- WHAT THE TASK ASKS
Starting at the first line of the data, please print exactly those lines through the one that holds "plt.rcParams['font.family'] = ['Liberation", omitting every picture.

- AVAILABLE DATA
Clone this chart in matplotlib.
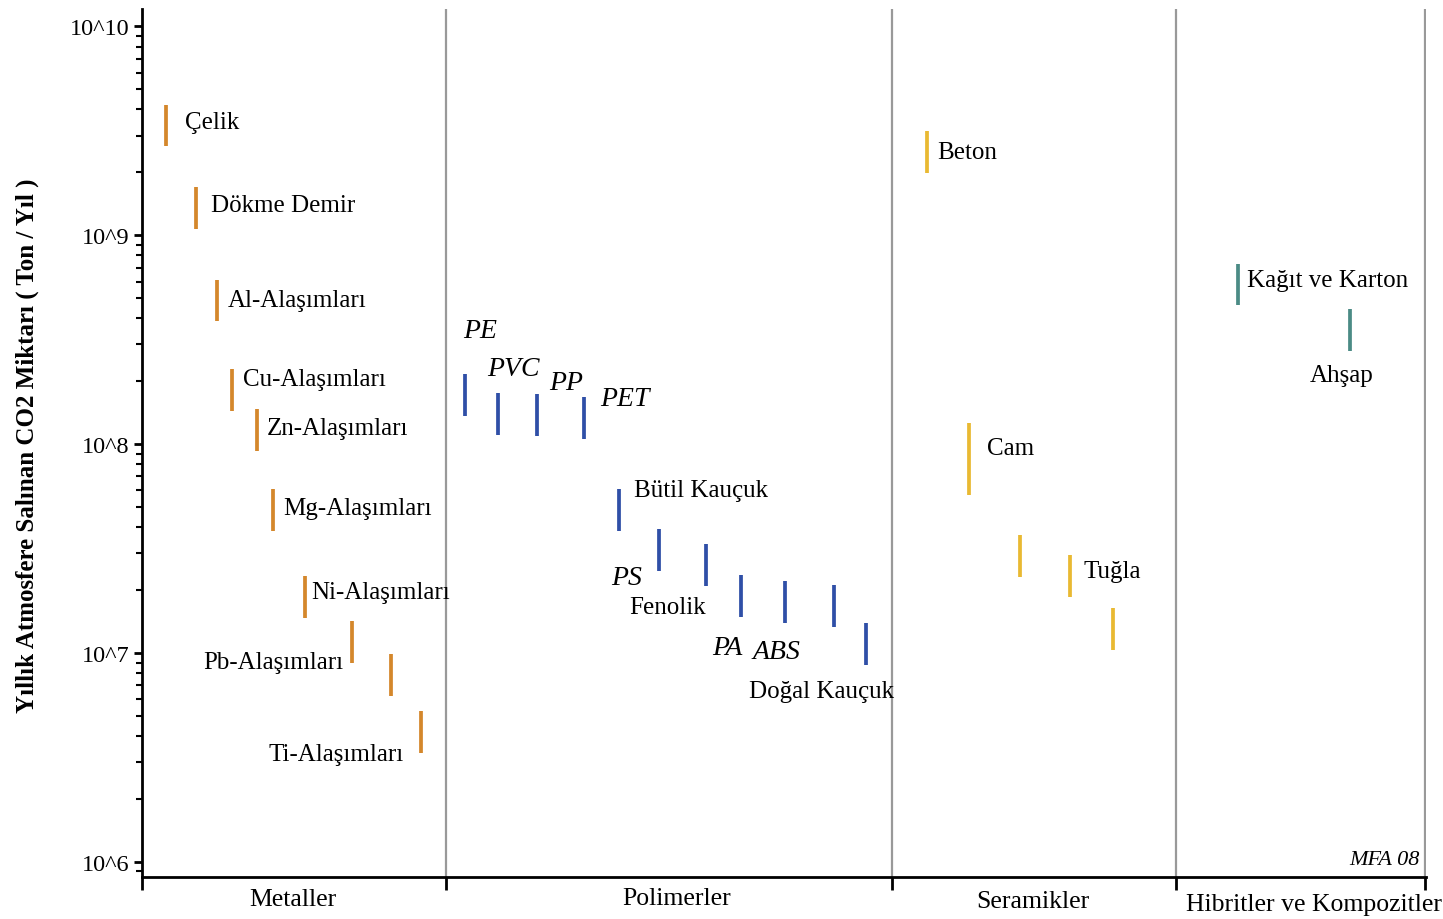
import numpy as np
import matplotlib
matplotlib.use("Agg")
import matplotlib.pyplot as plt
from matplotlib.ticker import LogLocator, NullFormatter, FixedLocator

plt.rcParams['font.family'] = ['Liberation Serif', 'DejaVu Serif']

# --- data: yearly CO2 emission ranges (ton / year), low and high end of each bar ---
metal_names = ["Çelik", "Dökme Demir", "Al-Alaşımları", "Cu-Alaşımları", "Zn-Alaşımları",
               "Mg-Alaşımları", "Ni-Alaşımları", "Pb-Alaşımları", "", "Ti-Alaşımları"]
metal_lo = [2.67e9, 1.07e9, 3.88e8, 1.44e8, 9.27e7, 3.84e7, 1.47e7, 8.95e6, 6.22e6, 3.33e6]
metal_hi = [4.19e9, 1.70e9, 6.10e8, 2.29e8, 1.47e8, 6.10e7, 2.33e7, 1.42e7, 9.89e6, 5.27e6]

polymer_names = ["PE", "PVC", "PP", "PET", "Bütil Kauçuk", "PS", "Fenolik", "PA", "ABS", "",
                 "Doğal Kauçuk"]
polymer_lo = [1.36e8, 1.10e8, 1.09e8, 1.06e8, 3.84e7, 2.47e7, 2.09e7, 1.49e7, 1.39e7, 1.33e7, 8.77e6]
polymer_hi = [2.16e8, 1.75e8, 1.73e8, 1.68e8, 6.10e7, 3.92e7, 3.33e7, 2.36e7, 2.21e7, 2.11e7, 1.39e7]

ceramic_names = ["Beton", "Cam", "", "Tuğla", ""]
ceramic_lo = [1.98e9, 5.70e7, 2.31e7, 1.85e7, 1.03e7]
ceramic_hi = [3.15e9, 1.26e8, 3.67e7, 2.94e7, 1.64e7]

hybrid_names = ["Kağıt ve Karton", "Ahşap"]
hybrid_lo = [4.62e8, 2.79e8]
hybrid_hi = [7.26e8, 4.43e8]

categories = ["Metaller", "Polimerler", "Seramikler", "Hibritler ve Kompozitler"]
ytick_labels = ["10^6", "10^7", "10^8", "10^9", "10^10"]

# --- layout (horizontal positions on an arbitrary 0..1284 axis) ---
metal_x = [24, 54, 75, 90, 115, 131, 163, 210, 249, 279]
polymer_x = [323, 356, 395, 442, 477, 517, 564, 599, 643, 692, 724]
ceramic_x = [785, 827, 878, 928, 971]
hybrid_x = [1096, 1208]
separators = [0, 304, 750, 1034, 1283]
cat_centers = [151, 535, 891, 1172]
cat_dy = [-0.025, -0.024, -0.028, -0.031]

# label anchor (x, y, alignment) for each bar label
metal_lab = [(43, 3.5e9, 'left'), (69, 1.39e9, 'left'), (86, 4.9e8, 'left'),
             (101, 2.05e8, 'left'), (125, 1.19e8, 'left'), (141, 4.95e7, 'left'),
             (169, 1.96e7, 'left'), (201, 9.05e6, 'right'), None, (262, 3.29e6, 'right')]
polymer_lab = [(321, 3.5e8, 'left'), (345, 2.31e8, 'left'), (407, 1.98e8, 'left'),
               (458, 1.66e8, 'left'), (492, 6.03e7, 'left'), (469, 2.31e7, 'left'),
               (487, 1.66e7, 'left'), (570, 1.06e7, 'left'), (611, 1.02e7, 'left'), None,
               (607, 6.58e6, 'left')]
polymer_italic = [True, True, True, True, False, True, False, True, True, False, False]
ceramic_lab = [(795, 2.49e9, 'left'), (845, 9.57e7, 'left'), None, (942, 2.47e7, 'left'), None]
hybrid_lab = [(1105, 6.1e8, 'left'), (1168, 2.14e8, 'left')]

colors = {"metal": "#d4872b", "polymer": "#2f4fa7", "ceramic": "#e9b932", "hybrid": "#4b8b85"}

fig = plt.figure(figsize=(14.43, 9.2), dpi=100)
ax = fig.add_axes([0.0984, 0.0457, 0.8898, 0.943])

ax.set_yscale('log')
ax.set_xlim(0, 1284)
ax.set_ylim(10 ** 5.928, 10 ** 10.081)

for sx in separators[1:]:
    ax.axvline(sx, color='#999999', lw=1.6, zorder=1)

groups = [
    (metal_x, metal_lo, metal_hi, metal_names, metal_lab, [False] * 10, colors["metal"]),
    (polymer_x, polymer_lo, polymer_hi, polymer_names, polymer_lab, polymer_italic, colors["polymer"]),
    (ceramic_x, ceramic_lo, ceramic_hi, ceramic_names, ceramic_lab, [False] * 5, colors["ceramic"]),
    (hybrid_x, hybrid_lo, hybrid_hi, hybrid_names, hybrid_lab, [False] * 2, colors["hybrid"]),
]
for xs, lo, hi, names, labs, ital, col in groups:
    ax.vlines(xs, lo, hi, color=col, lw=2.7, zorder=3)
    for name, lab, it in zip(names, labs, ital):
        if lab is None:
            continue
        lx, ly, ha = lab
        ax.text(lx, ly, name, ha=ha, va='center', fontsize=20 if it else 18,
                style='italic' if it else 'normal', zorder=4)

ax.text(1278, 10 ** 6.01, "MFA 08", ha='right', va='center', fontsize=16, style='italic')

# axes styling
for s in ['top', 'right']:
    ax.spines[s].set_visible(False)
ax.spines['left'].set_linewidth(2)
ax.spines['bottom'].set_linewidth(2)

ax.yaxis.set_major_locator(FixedLocator([1e6, 1e7, 1e8, 1e9, 1e10]))
ax.set_yticklabels(ytick_labels, fontsize=17.5)
ax.yaxis.set_minor_locator(LogLocator(base=10, subs=np.arange(2, 10)))
ax.yaxis.set_minor_formatter(NullFormatter())
ax.tick_params(axis='y', which='major', length=6, width=2, pad=3)
ax.tick_params(axis='y', which='minor', length=4, width=1.5)

ax.set_xticks(separators)
ax.set_xticklabels([])
ax.tick_params(axis='x', which='major', length=9, width=2, direction='out')

for c, name, dy in zip(cat_centers, categories, cat_dy):
    ax.text(c, dy, name, transform=ax.get_xaxis_transform(), ha='center', va='center',
            fontsize=18.5)

fig.text(0.0187, 0.515, "Yıllık Atmosfere Salınan CO2 Miktarı ( Ton / Yıl )", rotation=90,
         ha='center', va='center', fontsize=18, fontweight='bold')

fig.savefig("out.png", dpi=100)
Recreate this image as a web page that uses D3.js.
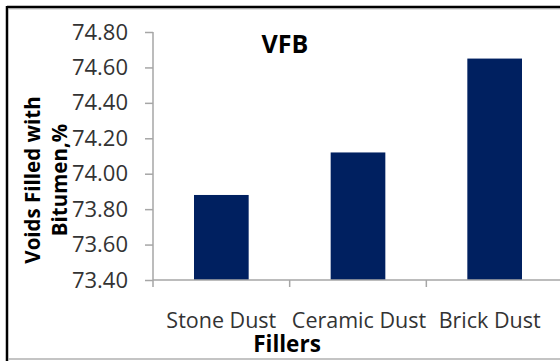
<!DOCTYPE html>
<html>
<head>
<meta charset="utf-8">
<script src="https://cdn.jsdelivr.net/npm/d3@7"></script>
<style>
  html, body { margin: 0; padding: 0; background: #fff; }
  svg { display: block; }
  text { font-family: "Open Sans", "Noto Sans", sans-serif; }
</style>
</head>
<body>
<svg id="chart" width="560" height="361"></svg>
<script>
// VFB by filler type
const categories = ["Stone Dust", "Ceramic Dust", "Brick Dust"];
const vfbValues = [73.88, 74.12, 74.65];
const yTicks = [73.40, 73.60, 73.80, 74.00, 74.20, 74.40, 74.60, 74.80];
const chartTitle = "VFB";
const xTitle = "Fillers";
const yTitleLines = ["Voids Filled with", "Bitumen,%"];

const svg = d3.select("#chart");
const W = 560, H = 361;
const plot = { left: 153, right: 563, top: 32, bottom: 280 };
const axisColor = "#a6a6a6";
const barColor = "#002060";

// chart frame
svg.append("line").attr("x1", 7).attr("x2", W + 5).attr("y1", 7).attr("y2", 7)
  .attr("stroke", "#000").attr("stroke-width", 2.5);
svg.append("line").attr("x1", 7).attr("x2", 7).attr("y1", 6).attr("y2", H + 2)
  .attr("stroke", "#000").attr("stroke-width", 2.5);
svg.append("line").attr("x1", 8).attr("x2", W + 5).attr("y1", 8.8).attr("y2", 8.8)
  .attr("stroke", "#9a9a9a").attr("stroke-width", 1);
svg.append("line").attr("x1", 8).attr("x2", W + 5).attr("y1", 359).attr("y2", 359)
  .attr("stroke", "#b0b0b0").attr("stroke-width", 1.5);

const y = d3.scaleLinear().domain([73.4, 74.8]).range([plot.bottom, plot.top]);
const x = d3.scaleBand().domain(categories).range([plot.left, plot.right])
  .paddingInner(0.6).paddingOuter(0.3);

// bars
svg.append("g").selectAll("rect").data(categories).join("rect")
  .attr("x", d => x(d))
  .attr("width", x.bandwidth())
  .attr("y", (d, i) => y(vfbValues[i]))
  .attr("height", (d, i) => y(73.4) - y(vfbValues[i]))
  .attr("fill", barColor);

// y axis
const yAxis = svg.append("g").attr("transform", `translate(${plot.left},0)`)
  .call(d3.axisLeft(y).tickValues(yTicks).tickFormat(d3.format(".2f")).tickSize(8).tickPadding(17));
yAxis.select(".domain").attr("stroke", axisColor).attr("stroke-width", 1.5)
  .attr("d", `M0,${plot.top}V${plot.bottom}`);
yAxis.selectAll(".tick line").attr("stroke", axisColor).attr("stroke-width", 1.5);
yAxis.selectAll(".tick text").attr("fill", "#333").style("font-size", "22px")
  .attr("font-family", null);

// x axis: baseline with tick marks at category boundaries
const step = x.step();
const xAxisG = svg.append("g");
xAxisG.append("line").attr("x1", plot.left).attr("x2", plot.right)
  .attr("y1", plot.bottom).attr("y2", plot.bottom)
  .attr("stroke", axisColor).attr("stroke-width", 1.5);
xAxisG.selectAll("line.cat").data(d3.range(categories.length)).join("line")
  .attr("class", "cat")
  .attr("x1", i => plot.left + i * step).attr("x2", i => plot.left + i * step)
  .attr("y1", plot.bottom).attr("y2", plot.bottom + 7)
  .attr("stroke", axisColor).attr("stroke-width", 1.5);

// category labels; the last one is pulled in to stay inside the chart
const labelShift = [0, 1, -5];
xAxisG.selectAll("text.cat").data(categories).join("text")
  .attr("class", "cat")
  .attr("x", (d, i) => x(d) + x.bandwidth() / 2 + labelShift[i])
  .attr("y", 328)
  .attr("text-anchor", "middle")
  .attr("fill", "#333")
  .style("font-size", "21.5px")
  .text(d => d);

// titles
svg.append("text").attr("x", 285).attr("y", 53).attr("text-anchor", "middle")
  .attr("font-weight", "bold").style("font-size", "25px").attr("fill", "#000")
  .text(chartTitle);
svg.append("text").attr("x", 287).attr("y", 351.5).attr("text-anchor", "middle")
  .attr("font-weight", "bold").style("font-size", "22.5px").attr("fill", "#000")
  .text(xTitle);

const yTitle = svg.append("text")
  .attr("transform", "translate(40,180) rotate(-90)")
  .attr("text-anchor", "middle")
  .attr("font-weight", "bold").style("font-size", "20.5px").attr("fill", "#000");
yTitle.selectAll("tspan").data(yTitleLines).join("tspan")
  .attr("x", 0).attr("dy", (d, i) => i === 0 ? 0 : 27)
  .text(d => d);
</script>
</body>
</html>
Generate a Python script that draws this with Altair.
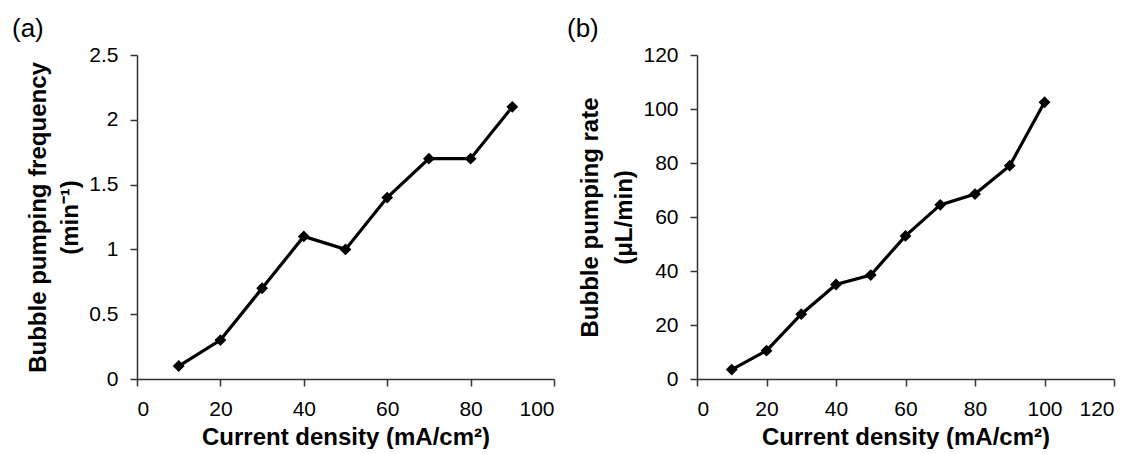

- TASK OUTPUT
Clone this chart in matplotlib.
import numpy as np
import matplotlib
matplotlib.use("Agg")
import matplotlib.pyplot as plt
from matplotlib.ticker import LogLocator, NullFormatter, FixedLocator

plt.rcParams['font.family'] = ['Liberation Serif', 'DejaVu Serif']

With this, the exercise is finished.